■ EXERCISE DIRECTIONS:
Write out each line of the listing as it stands, without the images.
begin
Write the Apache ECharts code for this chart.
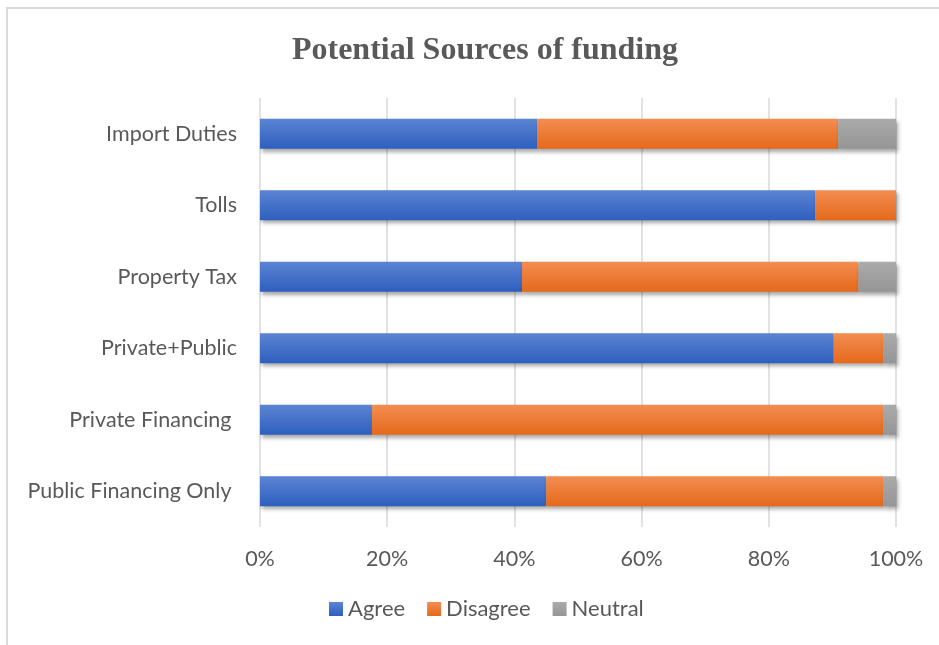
<!DOCTYPE html>
<html>
<head>
<meta charset="utf-8">
<script src="https://cdn.jsdelivr.net/npm/echarts@6/dist/echarts.min.js"></script>
<style>
  html, body { margin: 0; padding: 0; background: #fff; }
  #chart { width: 939px; height: 645px; }
</style>
</head>
<body>
<div id="chart"></div>
<script>
// Survey responses per funding source (share of respondents, %)
const categories = ['Public Financing Only ', 'Private Financing ', 'Private+Public', 'Property Tax', 'Tolls', 'Import Duties'];
const agree    = [45.0, 17.6, 90.2, 41.2, 87.3, 43.6];
const disagree = [53.0, 80.4, 7.8, 52.9, 12.7, 47.3];
const neutral  = [2.0, 2.0, 2.0, 5.9, 0, 9.1];
const tickLabels = ['0%', '20%', '40%', '60%', '80%', '100%'];

const textColor = '#595959';
const labelFont = 'Lato, "Open Sans", sans-serif';

function grad(top, bottom) {
  return new echarts.graphic.LinearGradient(0, 0, 0, 1, [
    { offset: 0, color: top },
    { offset: 1, color: bottom }
  ]);
}

function barSeries(name, data, top, bottom) {
  return {
    name: name,
    type: 'bar',
    stack: 'total',
    barWidth: 30,
    data: data,
    itemStyle: {
      color: grad(top, bottom),
      shadowColor: 'rgba(0,0,0,0.35)',
      shadowBlur: 4,
      shadowOffsetX: 2,
      shadowOffsetY: 3
    },
    emphasis: { disabled: true }
  };
}

const chart = echarts.init(document.getElementById('chart'), null, { renderer: 'canvas' });
chart.setOption({
  animation: false,
  backgroundColor: '#ffffff',
  graphic: [{
    type: 'rect',
    shape: { x: 7, y: 8, width: 960, height: 660 },
    style: { fill: 'none', stroke: '#d9d9d9', lineWidth: 2 },
    silent: true,
    z: -1
  }],
  title: {
    text: 'Potential Sources of funding',
    left: 480,
    textAlign: 'center',
    top: 30,
    textStyle: {
      fontFamily: '"Liberation Serif", "Times New Roman", serif',
      fontWeight: 'bold',
      fontSize: 32,
      color: textColor
    }
  },
  legend: {
    bottom: 20,
    left: 324,
    icon: 'rect',
    itemWidth: 14,
    itemHeight: 14,
    itemGap: 22,
    textStyle: { fontFamily: labelFont, fontSize: 22, color: textColor },
    data: ['Agree', 'Disagree', 'Neutral']
  },
  grid: { left: 260, right: 43, top: 98, bottom: 118, containLabel: false },
  xAxis: {
    type: 'value',
    min: 0,
    max: 100,
    interval: 20,
    axisLine: { show: false },
    axisTick: { show: false },
    splitLine: { lineStyle: { color: '#d9d9d9', width: 1.5 } },
    axisLabel: {
      margin: 21,
      fontFamily: labelFont,
      fontSize: 21.5,
      color: textColor,
      formatter: function (v) { return tickLabels[Math.round(v / 20)]; }
    }
  },
  yAxis: {
    type: 'category',
    data: categories,
    axisLine: { show: false },
    axisTick: { show: false },
    axisLabel: {
      margin: 23,
      fontFamily: labelFont,
      fontSize: 21.5,
      color: textColor
    }
  },
  series: [
    barSeries('Agree', agree, '#5b84d3', '#2e5fbe'),
    barSeries('Disagree', disagree, '#f38d52', '#e5691b'),
    barSeries('Neutral', neutral, '#ababab', '#959595')
  ]
});
</script>
</body>
</html>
end
■ TASK ANSWER:
Write the Apache ECharts code for this chart.
<!DOCTYPE html>
<html>
<head>
<meta charset="utf-8">
<script src="https://cdn.jsdelivr.net/npm/echarts@6/dist/echarts.min.js"></script>
<style>
  html, body { margin: 0; padding: 0; background: #fff; }
  #chart { width: 939px; height: 645px; }
</style>
</head>
<body>
<div id="chart"></div>
<script>
// Survey responses per funding source (share of respondents, %)
const categories = ['Public Financing Only ', 'Private Financing ', 'Private+Public', 'Property Tax', 'Tolls', 'Import Duties'];
const agree    = [45.0, 17.6, 90.2, 41.2, 87.3, 43.6];
const disagree = [53.0, 80.4, 7.8, 52.9, 12.7, 47.3];
const neutral  = [2.0, 2.0, 2.0, 5.9, 0, 9.1];
const tickLabels = ['0%', '20%', '40%', '60%', '80%', '100%'];

const textColor = '#595959';
const labelFont = 'Lato, "Open Sans", sans-serif';

function grad(top, bottom) {
  return new echarts.graphic.LinearGradient(0, 0, 0, 1, [
    { offset: 0, color: top },
    { offset: 1, color: bottom }
  ]);
}

function barSeries(name, data, top, bottom) {
  return {
    name: name,
    type: 'bar',
    stack: 'total',
    barWidth: 30,
    data: data,
    itemStyle: {
      color: grad(top, bottom),
      shadowColor: 'rgba(0,0,0,0.35)',
      shadowBlur: 4,
      shadowOffsetX: 2,
      shadowOffsetY: 3
    },
    emphasis: { disabled: true }
  };
}

const chart = echarts.init(document.getElementById('chart'), null, { renderer: 'canvas' });
chart.setOption({
  animation: false,
  backgroundColor: '#ffffff',
  graphic: [{
    type: 'rect',
    shape: { x: 7, y: 8, width: 960, height: 660 },
    style: { fill: 'none', stroke: '#d9d9d9', lineWidth: 2 },
    silent: true,
    z: -1
  }],
  title: {
    text: 'Potential Sources of funding',
    left: 480,
    textAlign: 'center',
    top: 30,
    textStyle: {
      fontFamily: '"Liberation Serif", "Times New Roman", serif',
      fontWeight: 'bold',
      fontSize: 32,
      color: textColor
    }
  },
  legend: {
    bottom: 20,
    left: 324,
    icon: 'rect',
    itemWidth: 14,
    itemHeight: 14,
    itemGap: 22,
    textStyle: { fontFamily: labelFont, fontSize: 22, color: textColor },
    data: ['Agree', 'Disagree', 'Neutral']
  },
  grid: { left: 260, right: 43, top: 98, bottom: 118, containLabel: false },
  xAxis: {
    type: 'value',
    min: 0,
    max: 100,
    interval: 20,
    axisLine: { show: false },
    axisTick: { show: false },
    splitLine: { lineStyle: { color: '#d9d9d9', width: 1.5 } },
    axisLabel: {
      margin: 21,
      fontFamily: labelFont,
      fontSize: 21.5,
      color: textColor,
      formatter: function (v) { return tickLabels[Math.round(v / 20)]; }
    }
  },
  yAxis: {
    type: 'category',
    data: categories,
    axisLine: { show: false },
    axisTick: { show: false },
    axisLabel: {
      margin: 23,
      fontFamily: labelFont,
      fontSize: 21.5,
      color: textColor
    }
  },
  series: [
    barSeries('Agree', agree, '#5b84d3', '#2e5fbe'),
    barSeries('Disagree', disagree, '#f38d52', '#e5691b'),
    barSeries('Neutral', neutral, '#ababab', '#959595')
  ]
});
</script>
</body>
</html>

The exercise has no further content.